Hélas, contrairement à nos attentes, le ministère de l'Education nationale n'a pas profité de cette occasion pour définir plus précisément la place que doit occuper la mémoire dans l'enseignement scolaire.

Aujourd'hui, beaucoup de professeurs d'histoire ont pris pour habitude de diffuser des films à forte connotation mémorielle dans le cadre de leur enseignement (La liste de Schindler, Le pianiste...).
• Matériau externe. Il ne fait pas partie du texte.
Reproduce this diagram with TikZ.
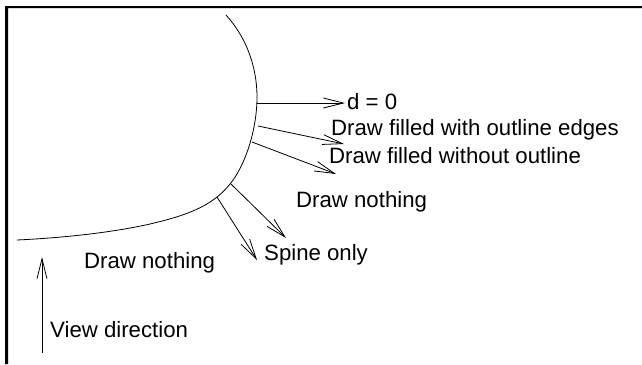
\documentclass[tikz,border=0pt]{standalone}
\usepackage{fontspec}
\setmainfont{Liberation Sans}
\usetikzlibrary{arrows.meta}
\begin{document}
\begin{tikzpicture}[x=1pt,y=-1pt,
  curveline/.style={line width=0.8pt,line cap=round},
  ray/.style={line width=0.8pt,-{Straight Barb[length=20pt,width=10pt,line width=0.8pt]}},
  lab/.style={anchor=base west,inner sep=0pt,font=\fontsize{22.2}{24}\selectfont}]
\useasboundingbox (0,0) rectangle (642,364);
\fill[white] (0,0) rectangle (642,364);
\fill[black] (5,364) -- (5,6) -- (642,6) -- (642,8) -- (8,8) -- (8,364) -- cycle;
\draw[curveline] (226,15) .. controls (247,38) and (257,68) .. (257,97)
  .. controls (257,130) and (245,166) .. (230,184)
  .. controls (212,207) and (184,216) .. (150,224)
  .. controls (110,233) and (60,238) .. (17,240);
\coordinate (a1) at (257,103); \coordinate (b1) at (345,103);
\coordinate (a2) at (258,126); \coordinate (b2) at (344,144);
\coordinate (a3) at (252,142); \coordinate (b3) at (336,174);
\coordinate (a4) at (231,184); \coordinate (b4) at (286,238);
\coordinate (a5) at (217,197); \coordinate (b5) at (257,260);
\coordinate (a6) at (42,353); \coordinate (b6) at (42,257);
\foreach \i in {1,...,6} \draw[ray] (a\i) -- (b\i);
\node[lab] (t1) at (347,109.5) {d = 0};
\node[lab] (t2) at (331,135.5) {Draw filled with outline edges};
\node[lab] (t3) at (329,163) {Draw filled without outline};
\node[lab] (t4) at (296,207) {Draw nothing};
\node[lab] (t5) at (264,260) {Spine only};
\node[lab] (t6) at (84,268) {Draw nothing};
\node[lab] (t7) at (50,337) {View direction};
\end{tikzpicture}
\end{document}
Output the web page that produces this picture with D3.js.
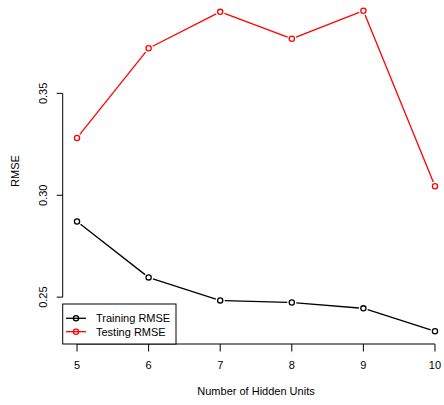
<!DOCTYPE html>
<html>
<head>
<meta charset="utf-8">
<script src="https://cdn.jsdelivr.net/npm/d3@7"></script>
<style>
  body { margin: 0; background: #fff; }
  text { font-family: "Liberation Sans", Arial, sans-serif; }
</style>
</head>
<body>
<script>
// RMSE vs hidden units, R base-graphics look
const hiddenUnits = [5, 6, 7, 8, 9, 10];
const trainingRMSE = [0.2871, 0.2597, 0.2484, 0.2474, 0.2445, 0.2333];
const testingRMSE = [0.3281, 0.3721, 0.3900, 0.3768, 0.3905, 0.3044];
const yTicks = [0.25, 0.30, 0.35];
const seriesNames = ["Training RMSE", "Testing RMSE"];
const seriesColors = ["#000000", "#ff0000"];

const width = 444, height = 405;
const svg = d3.select("body").append("svg")
  .attr("width", width)
  .attr("height", height);

// R pads the data range by 4% on each side
const allY = trainingRMSE.concat(testingRMSE);
const yMin = d3.min(allY), yMax = d3.max(allY);
const yPad = (yMax - yMin) * 0.04;
const xPad = (d3.max(hiddenUnits) - d3.min(hiddenUnits)) * 0.04;

const left = 62.7, bottom = 344;
const x = d3.scaleLinear()
  .domain([d3.min(hiddenUnits) - xPad, d3.max(hiddenUnits) + xPad])
  .range([left, 449.3]);
const y = d3.scaleLinear()
  .domain([yMin - yPad, yMax + yPad])
  .range([bottom, -2]);

// x axis (line spans first to last tick)
const xAxis = svg.append("g");
xAxis.append("line")
  .attr("x1", x(5)).attr("x2", x(10))
  .attr("y1", bottom).attr("y2", bottom)
  .attr("stroke", "#000");
hiddenUnits.forEach(v => {
  xAxis.append("line")
    .attr("x1", x(v)).attr("x2", x(v))
    .attr("y1", bottom).attr("y2", bottom + 7.5)
    .attr("stroke", "#000");
  xAxis.append("text")
    .attr("x", x(v)).attr("y", 369)
    .attr("text-anchor", "middle")
    .attr("font-size", "11px")
    .text(v);
});

// y axis
const yAxis = svg.append("g");
yAxis.append("line")
  .attr("x1", left).attr("x2", left)
  .attr("y1", y(yTicks[0])).attr("y2", y(yTicks[yTicks.length - 1]))
  .attr("stroke", "#000");
yTicks.forEach(v => {
  yAxis.append("line")
    .attr("x1", left - 6).attr("x2", left)
    .attr("y1", y(v)).attr("y2", y(v))
    .attr("stroke", "#000");
  yAxis.append("text")
    .attr("transform", `translate(46.5,${y(v)}) rotate(-90)`)
    .attr("text-anchor", "middle")
    .attr("font-size", "11px")
    .text(v.toFixed(2));
});

// axis titles
svg.append("text")
  .attr("x", (x.range()[0] + x.range()[1]) / 2)
  .attr("y", 395)
  .attr("text-anchor", "middle")
  .attr("font-size", "11px")
  .text("Number of Hidden Units");
svg.append("text")
  .attr("transform", `translate(19,${(y.range()[0] + y.range()[1]) / 2}) rotate(-90)`)
  .attr("text-anchor", "middle")
  .attr("font-size", "11px")
  .text("RMSE");

// type="b" lines: segments with gaps round the points
const gap = 4.5;
function drawSeries(values, color) {
  const pts = hiddenUnits.map((u, i) => [x(u), y(values[i])]);
  const g = svg.append("g");
  for (let i = 0; i < pts.length - 1; i++) {
    const [x0, y0] = pts[i], [x1, y1] = pts[i + 1];
    const len = Math.hypot(x1 - x0, y1 - y0);
    const dx = (x1 - x0) / len, dy = (y1 - y0) / len;
    g.append("line")
      .attr("x1", x0 + dx * gap).attr("y1", y0 + dy * gap)
      .attr("x2", x1 - dx * gap).attr("y2", y1 - dy * gap)
      .attr("stroke", color)
      .attr("stroke-width", 1.3);
  }
  g.selectAll("circle")
    .data(pts)
    .join("circle")
    .attr("cx", d => d[0]).attr("cy", d => d[1])
    .attr("r", 2.6)
    .attr("fill", "none")
    .attr("stroke", color)
    .attr("stroke-width", 1.3);
}
drawSeries(trainingRMSE, seriesColors[0]);
drawSeries(testingRMSE, seriesColors[1]);

// legend, bottom-left
const legend = svg.append("g");
legend.append("rect")
  .attr("x", left).attr("y", 304)
  .attr("width", 113.3).attr("height", bottom - 304)
  .attr("fill", "#fff")
  .attr("stroke", "#000");
seriesNames.forEach((name, i) => {
  const ly = 318.3 + i * 13.4;
  legend.append("line")
    .attr("x1", 66).attr("x2", 86)
    .attr("y1", ly).attr("y2", ly)
    .attr("stroke", seriesColors[i])
    .attr("stroke-width", 1.3);
  legend.append("circle")
    .attr("cx", 76).attr("cy", ly)
    .attr("r", 2.6)
    .attr("fill", "none")
    .attr("stroke", seriesColors[i])
    .attr("stroke-width", 1.3);
  legend.append("text")
    .attr("x", 96).attr("y", ly + 4)
    .attr("font-size", "11px")
    .text(name);
});
</script>
</body>
</html>
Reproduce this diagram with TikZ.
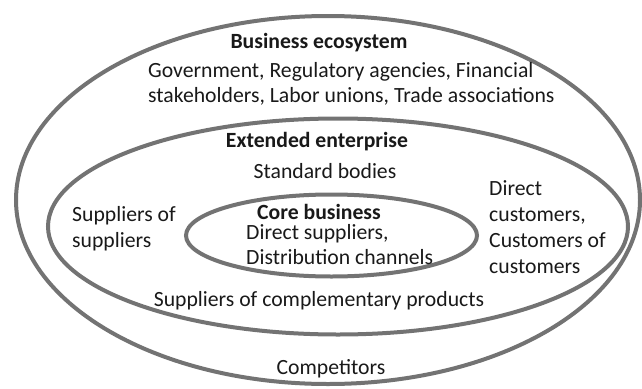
\documentclass[tikz,border=0pt]{standalone}
\usepackage{fontspec}
\setmainfont{Carlito}
\begin{document}
\begin{tikzpicture}[x=1pt,y=-1pt,
  ring/.style={draw=ringgray, line width=4pt},
  label/.style={inner sep=0pt, font=\fontsize{21.7}{26}\selectfont, text=black!90},
  title/.style={label, font=\fontsize{21.7}{26}\selectfont\bfseries},
  block/.style={label, align=left, anchor=north west},
  tight/.style={font=\fontsize{21.7}{25}\selectfont}]
\definecolor{ringgray}{HTML}{737373}
\useasboundingbox (0,0) rectangle (642,388);
% nested ellipses
\draw[ring] (328,200) ellipse [x radius=312, y radius=184];
\draw[ring] (338,226.5) ellipse [x radius=290, y radius=108];
\draw[ring] (331.5,235.5) ellipse [x radius=145.5, y radius=41];
% outer ring text
\node[title] (eco) at (319,43) {Business ecosystem};
\node[block, tight] (ecolist) at (148,62) {Government, Regulatory agencies, Financial\\stakeholders, Labor unions, Trade associations};
\node[label] (comp) at (331,369) {Competitors};
% middle ring text
\node[title] (ext) at (317,142) {Extended enterprise};
\node[label] (std) at (325,171) {Standard bodies};
\node[block] (sos) at (72,206) {Suppliers of\\suppliers};
\node[block] (cust) at (489,180) {Direct\\customers,\\Customers of\\customers};
\node[label] (compl) at (319,301) {Suppliers of complementary products};
% inner ring text
\node[title] (core) at (319,211.5) {Core business};
\node[block, tight] (corelist) at (246,224) {Direct suppliers,\\Distribution channels};
\end{tikzpicture}
\end{document}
Ils organisent également beaucoup de sorties scolaires liées à des thématiques mémorielles car elles permettent d'obtenir les meilleures subventions (au camp du Struthof, d'Auschwitz, au Mémorial Charles de Gaulle, au Mémorial de la Shoah...) . Enfin, les programmes scolaires sont de plus en plus influencés par les revendications mémorielles : l'étude de l'esclavage et des traites négrières a été introduite après la loi Taubira et le génocide arménien a fait son apparition dans les nouveaux programmes de troisième depuis la rentrée 2012 à la suite des débats sur sa reconnaissance à l'Assemblée nationale française.

Cette inflation mémorielle n'a jamais été suivie d'une véritable réflexion sur la place de la mémoire à l'école et sur le rôle de l'école dans la compréhension du phénomène mémoriel.

Seuls quelques élèves de terminale L et ES étudient depuis la rentrée 2012 un chapitre lié aux mémoires de la Seconde Guerre mondiale ou de la guerre d'Algérie. Il conviendrait d'étendre cet enseignement sous une forme adaptée aux élèves de collège.

De même, une étude devrait être menée sous l'autorité du ministère de l'Education nationale afin d'évaluer quantitativement et qualitativement la place des mémoires à l'école et réfléchir à leur juste intégration dans le cadre des missions culturelles, intellectuelles et citoyennes dévolues à l'enseignement.

Pour l'instant, l'annonce de ces référents "Mémoire et Citoyenneté" ne donne l'impression que d'une nouvelle entrée en force des préoccupations mémorielles dans les salles de classe, souvent au détriment d'une véritable compréhension du passé par l'intermédiaire de la science historique.